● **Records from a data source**
— begin —
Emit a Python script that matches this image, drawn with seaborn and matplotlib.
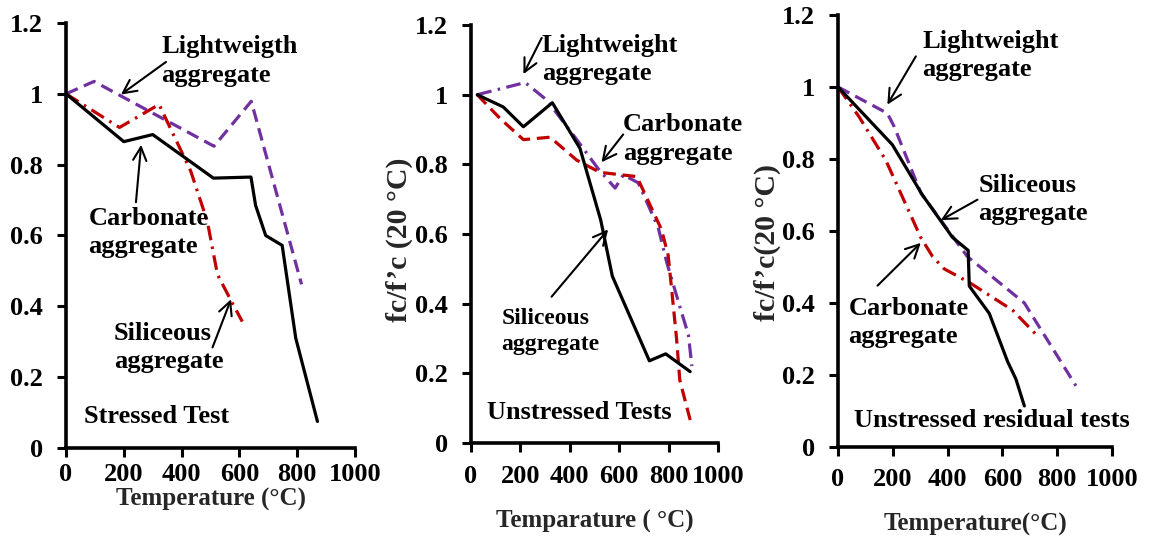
import matplotlib
matplotlib.use("Agg")
import matplotlib.pyplot as plt
import seaborn as sns

# ---- Stressed test ----
st_carb_T = [0, 200, 300, 510, 640, 656, 691, 748, 795, 870]
st_carb_r = [1.0, 0.865, 0.885, 0.762, 0.765, 0.685, 0.60, 0.572, 0.31, 0.075]
st_light_T = [0, 97, 512, 641, 815]
st_light_r = [1.0, 1.035, 0.852, 0.979, 0.462]
st_sil_T = [0, 185, 322, 431, 489, 524, 575, 610]
st_sil_r = [1.0, 0.905, 0.97, 0.783, 0.64, 0.49, 0.41, 0.357]

# ---- Unstressed tests ----
un_sil_T = [25, 130, 212, 329, 441, 525, 572, 722, 788, 887]
un_sil_r = [1.0, 0.965, 0.908, 0.977, 0.846, 0.64, 0.479, 0.236, 0.256, 0.205]
un_carb_T = [25, 120, 212, 320, 428, 522, 671, 771, 798, 811, 832, 845, 892]
un_carb_r = [1.0, 0.93, 0.871, 0.878, 0.812, 0.777, 0.765, 0.613, 0.539, 0.449, 0.30, 0.181, 0.053]
un_light_T = [25, 219, 306, 428, 515, 583, 617, 677, 758, 792, 846, 880, 894]
un_light_r = [1.0, 1.035, 0.985, 0.871, 0.787, 0.732, 0.77, 0.747, 0.618, 0.519, 0.39, 0.31, 0.221]

# ---- Unstressed residual tests ----
res_sil_T = [0, 198, 308, 418, 475, 479, 552, 619, 649, 680]
res_sil_r = [1.0, 0.84, 0.70, 0.582, 0.546, 0.447, 0.371, 0.237, 0.189, 0.114]
res_light_T = [0, 180, 205, 302, 472, 680, 868]
res_light_r = [1.0, 0.927, 0.89, 0.706, 0.529, 0.40, 0.17]
res_carb_T = [0, 77, 174, 302, 345, 387, 479, 637, 722]
res_carb_r = [1.0, 0.917, 0.797, 0.582, 0.529, 0.495, 0.457, 0.38, 0.313]

x_ticks = [0, 200, 400, 600, 800, 1000]
x_tick_labels = ["0", "200", "400", "600", "800", "1000"]
y_ticks = [0, 0.2, 0.4, 0.6, 0.8, 1.0, 1.2]
y_tick_labels = ["0", "0.2", "0.4", "0.6", "0.8", "1", "1.2"]

BLACK = "#000000"
RED = "#C00000"
PURPLE = "#7030A0"
DASHED = (4.0, 2.1)
DASHDOT = (4.6, 2.0, 0.8, 2.0)

sns.set_style("ticks")
plt.rcParams["font.family"] = ["Liberation Serif", "DejaVu Serif"]
plt.rcParams["font.weight"] = "bold"

fig = plt.figure(figsize=(11.5, 5.41), dpi=100)
fig.patch.set_facecolor("white")

axes_boxes = [
    [0.0574, 0.1719, 0.2513, 0.7856],
    [0.4096, 0.1811, 0.2148, 0.7726],
    [0.7287, 0.1738, 0.2383, 0.7985],
]


def draw(ax, T, r, color, dashes=None):
    sns.lineplot(x=T, y=r, ax=ax, color=color, lw=2.3, sort=False, estimator=None)
    line = ax.lines[-1]
    if dashes is not None:
        line.set_dashes(dashes)


def style_axes(ax, xpad):
    ax.set_xlim(0, 1000)
    ax.set_ylim(0, 1.2)
    ax.set_xticks(x_ticks)
    ax.set_xticklabels(x_tick_labels)
    ax.set_yticks(y_ticks)
    ax.set_yticklabels(y_tick_labels)
    for s in ["top", "right"]:
        ax.spines[s].set_visible(False)
    for s in ["left", "bottom"]:
        ax.spines[s].set_linewidth(2.6)
        ax.spines[s].set_color("black")
    ax.tick_params(axis="both", direction="out", length=6.5, width=2.2,
                   colors="black", labelsize=19)
    ax.tick_params(axis="x", pad=xpad)
    ax.tick_params(axis="y", pad=10)
    for lab in ax.get_xticklabels() + ax.get_yticklabels():
        lab.set_fontweight("bold")
    ax.set_facecolor("white")
    ax.grid(False)


def label(ax, x, y, s, size=19):
    ax.text(x, y, s, ha="left", va="center", fontsize=size, fontweight="bold",
            linespacing=1.3, color="black")


def arrow(ax, head, tail):
    ax.annotate("", xy=head, xytext=tail,
                arrowprops=dict(arrowstyle="->", lw=1.5, color="black",
                                mutation_scale=24, shrinkA=0, shrinkB=0))


axs = [fig.add_axes(b) for b in axes_boxes]

# Stressed test
ax = axs[0]
draw(ax, st_light_T, st_light_r, PURPLE, DASHED)
draw(ax, st_sil_T, st_sil_r, RED, DASHDOT)
draw(ax, st_carb_T, st_carb_r, BLACK)
style_axes(ax, xpad=4)
label(ax, 329, 1.093, "Lightweigth\naggregate")
arrow(ax, (190, 0.998), (346, 1.09))
label(ax, 78, 0.608, "Carbonate\naggregate")
arrow(ax, (260, 0.856), (242, 0.694))
label(ax, 165, 0.284, "Siliceous\naggregate")
arrow(ax, (571, 0.42), (507, 0.284))
label(ax, 63, 0.088, "Stressed Test")
ax.set_xlabel("Temperature (°C)", fontsize=18, fontweight="bold", labelpad=2)

# Unstressed tests
ax = axs[1]
draw(ax, un_light_T, un_light_r, PURPLE, DASHDOT)
draw(ax, un_carb_T, un_carb_r, RED, DASHED)
draw(ax, un_sil_T, un_sil_r, BLACK)
style_axes(ax, xpad=9.5)
label(ax, 286, 1.101, "Lightweight\naggregate")
arrow(ax, (212, 1.059), (286, 1.163))
label(ax, 616, 0.873, "Carbonate\naggregate")
arrow(ax, (528, 0.806), (616, 0.886))
label(ax, 124, 0.32, "Siliceous\naggregate", size=17)
arrow(ax, (555, 0.613), (326, 0.42))
label(ax, 63, 0.087, "Unstressed Tests")
ax.set_xlabel("Temparature ( °C)", fontsize=18, fontweight="bold", labelpad=15.7)
ax.text(-290, 0.583, "fc/f’c (20 °C)", rotation=90, ha="center", va="center",
        fontsize=21.5, fontweight="bold", clip_on=False)

# Unstressed residual tests
ax = axs[2]
draw(ax, res_light_T, res_light_r, PURPLE, DASHED)
draw(ax, res_carb_T, res_carb_r, RED, DASHDOT)
draw(ax, res_sil_T, res_sil_r, BLACK)
style_axes(ax, xpad=8.5)
label(ax, 308, 1.088, "Lightweight\naggregate")
arrow(ax, (180, 0.951), (284, 1.085))
label(ax, 512, 0.687, "Siliceous\naggregate")
arrow(ax, (375, 0.63), (509, 0.687))
label(ax, 38, 0.345, "Carbonate\naggregate")
arrow(ax, (302, 0.567), (144, 0.448))
label(ax, 58, 0.074, "Unstressed residual tests")
ax.set_xlabel("Temperature(°C)", fontsize=18, fontweight="bold", labelpad=15.6)
ax.text(-258, 0.569, "fc/f’c(20 °C)", rotation=90, ha="center", va="center",
        fontsize=21.5, fontweight="bold", clip_on=False)

fig.savefig("out.png", dpi=100, facecolor="white")
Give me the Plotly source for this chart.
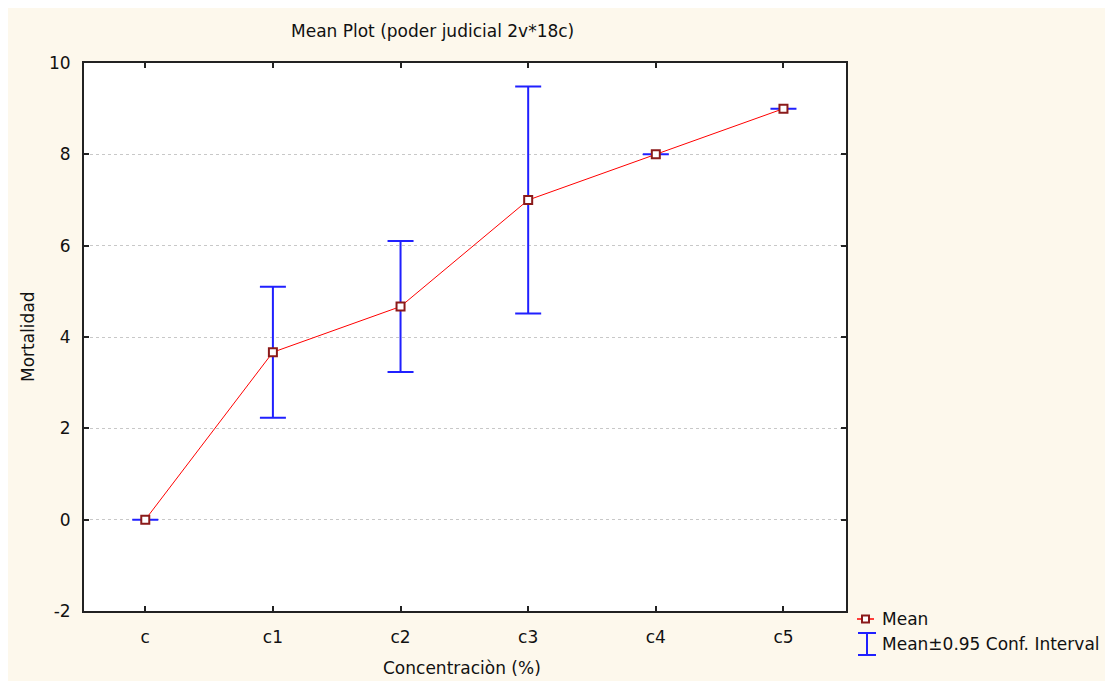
— end —
● **PROBLEM TO SOLVE**
Without the pictures, return the entries exactly as they appear.

● **ANSWER TO THE PROBLEM**
Emit a Python script that matches this image, drawn with seaborn and matplotlib.
import matplotlib
matplotlib.use("Agg")
import matplotlib.pyplot as plt
import seaborn as sns

# ---- Stressed test ----
st_carb_T = [0, 200, 300, 510, 640, 656, 691, 748, 795, 870]
st_carb_r = [1.0, 0.865, 0.885, 0.762, 0.765, 0.685, 0.60, 0.572, 0.31, 0.075]
st_light_T = [0, 97, 512, 641, 815]
st_light_r = [1.0, 1.035, 0.852, 0.979, 0.462]
st_sil_T = [0, 185, 322, 431, 489, 524, 575, 610]
st_sil_r = [1.0, 0.905, 0.97, 0.783, 0.64, 0.49, 0.41, 0.357]

# ---- Unstressed tests ----
un_sil_T = [25, 130, 212, 329, 441, 525, 572, 722, 788, 887]
un_sil_r = [1.0, 0.965, 0.908, 0.977, 0.846, 0.64, 0.479, 0.236, 0.256, 0.205]
un_carb_T = [25, 120, 212, 320, 428, 522, 671, 771, 798, 811, 832, 845, 892]
un_carb_r = [1.0, 0.93, 0.871, 0.878, 0.812, 0.777, 0.765, 0.613, 0.539, 0.449, 0.30, 0.181, 0.053]
un_light_T = [25, 219, 306, 428, 515, 583, 617, 677, 758, 792, 846, 880, 894]
un_light_r = [1.0, 1.035, 0.985, 0.871, 0.787, 0.732, 0.77, 0.747, 0.618, 0.519, 0.39, 0.31, 0.221]

# ---- Unstressed residual tests ----
res_sil_T = [0, 198, 308, 418, 475, 479, 552, 619, 649, 680]
res_sil_r = [1.0, 0.84, 0.70, 0.582, 0.546, 0.447, 0.371, 0.237, 0.189, 0.114]
res_light_T = [0, 180, 205, 302, 472, 680, 868]
res_light_r = [1.0, 0.927, 0.89, 0.706, 0.529, 0.40, 0.17]
res_carb_T = [0, 77, 174, 302, 345, 387, 479, 637, 722]
res_carb_r = [1.0, 0.917, 0.797, 0.582, 0.529, 0.495, 0.457, 0.38, 0.313]

x_ticks = [0, 200, 400, 600, 800, 1000]
x_tick_labels = ["0", "200", "400", "600", "800", "1000"]
y_ticks = [0, 0.2, 0.4, 0.6, 0.8, 1.0, 1.2]
y_tick_labels = ["0", "0.2", "0.4", "0.6", "0.8", "1", "1.2"]

BLACK = "#000000"
RED = "#C00000"
PURPLE = "#7030A0"
DASHED = (4.0, 2.1)
DASHDOT = (4.6, 2.0, 0.8, 2.0)

sns.set_style("ticks")
plt.rcParams["font.family"] = ["Liberation Serif", "DejaVu Serif"]
plt.rcParams["font.weight"] = "bold"

fig = plt.figure(figsize=(11.5, 5.41), dpi=100)
fig.patch.set_facecolor("white")

axes_boxes = [
    [0.0574, 0.1719, 0.2513, 0.7856],
    [0.4096, 0.1811, 0.2148, 0.7726],
    [0.7287, 0.1738, 0.2383, 0.7985],
]


def draw(ax, T, r, color, dashes=None):
    sns.lineplot(x=T, y=r, ax=ax, color=color, lw=2.3, sort=False, estimator=None)
    line = ax.lines[-1]
    if dashes is not None:
        line.set_dashes(dashes)


def style_axes(ax, xpad):
    ax.set_xlim(0, 1000)
    ax.set_ylim(0, 1.2)
    ax.set_xticks(x_ticks)
    ax.set_xticklabels(x_tick_labels)
    ax.set_yticks(y_ticks)
    ax.set_yticklabels(y_tick_labels)
    for s in ["top", "right"]:
        ax.spines[s].set_visible(False)
    for s in ["left", "bottom"]:
        ax.spines[s].set_linewidth(2.6)
        ax.spines[s].set_color("black")
    ax.tick_params(axis="both", direction="out", length=6.5, width=2.2,
                   colors="black", labelsize=19)
    ax.tick_params(axis="x", pad=xpad)
    ax.tick_params(axis="y", pad=10)
    for lab in ax.get_xticklabels() + ax.get_yticklabels():
        lab.set_fontweight("bold")
    ax.set_facecolor("white")
    ax.grid(False)


def label(ax, x, y, s, size=19):
    ax.text(x, y, s, ha="left", va="center", fontsize=size, fontweight="bold",
            linespacing=1.3, color="black")


def arrow(ax, head, tail):
    ax.annotate("", xy=head, xytext=tail,
                arrowprops=dict(arrowstyle="->", lw=1.5, color="black",
                                mutation_scale=24, shrinkA=0, shrinkB=0))


axs = [fig.add_axes(b) for b in axes_boxes]

# Stressed test
ax = axs[0]
draw(ax, st_light_T, st_light_r, PURPLE, DASHED)
draw(ax, st_sil_T, st_sil_r, RED, DASHDOT)
draw(ax, st_carb_T, st_carb_r, BLACK)
style_axes(ax, xpad=4)
label(ax, 329, 1.093, "Lightweigth\naggregate")
arrow(ax, (190, 0.998), (346, 1.09))
label(ax, 78, 0.608, "Carbonate\naggregate")
arrow(ax, (260, 0.856), (242, 0.694))
label(ax, 165, 0.284, "Siliceous\naggregate")
arrow(ax, (571, 0.42), (507, 0.284))
label(ax, 63, 0.088, "Stressed Test")
ax.set_xlabel("Temperature (°C)", fontsize=18, fontweight="bold", labelpad=2)

# Unstressed tests
ax = axs[1]
draw(ax, un_light_T, un_light_r, PURPLE, DASHDOT)
draw(ax, un_carb_T, un_carb_r, RED, DASHED)
draw(ax, un_sil_T, un_sil_r, BLACK)
style_axes(ax, xpad=9.5)
label(ax, 286, 1.101, "Lightweight\naggregate")
arrow(ax, (212, 1.059), (286, 1.163))
label(ax, 616, 0.873, "Carbonate\naggregate")
arrow(ax, (528, 0.806), (616, 0.886))
label(ax, 124, 0.32, "Siliceous\naggregate", size=17)
arrow(ax, (555, 0.613), (326, 0.42))
label(ax, 63, 0.087, "Unstressed Tests")
ax.set_xlabel("Temparature ( °C)", fontsize=18, fontweight="bold", labelpad=15.7)
ax.text(-290, 0.583, "fc/f’c (20 °C)", rotation=90, ha="center", va="center",
        fontsize=21.5, fontweight="bold", clip_on=False)

# Unstressed residual tests
ax = axs[2]
draw(ax, res_light_T, res_light_r, PURPLE, DASHED)
draw(ax, res_carb_T, res_carb_r, RED, DASHDOT)
draw(ax, res_sil_T, res_sil_r, BLACK)
style_axes(ax, xpad=8.5)
label(ax, 308, 1.088, "Lightweight\naggregate")
arrow(ax, (180, 0.951), (284, 1.085))
label(ax, 512, 0.687, "Siliceous\naggregate")
arrow(ax, (375, 0.63), (509, 0.687))
label(ax, 38, 0.345, "Carbonate\naggregate")
arrow(ax, (302, 0.567), (144, 0.448))
label(ax, 58, 0.074, "Unstressed residual tests")
ax.set_xlabel("Temperature(°C)", fontsize=18, fontweight="bold", labelpad=15.6)
ax.text(-258, 0.569, "fc/f’c(20 °C)", rotation=90, ha="center", va="center",
        fontsize=21.5, fontweight="bold", clip_on=False)

fig.savefig("out.png", dpi=100, facecolor="white")
Give me the Plotly source for this chart.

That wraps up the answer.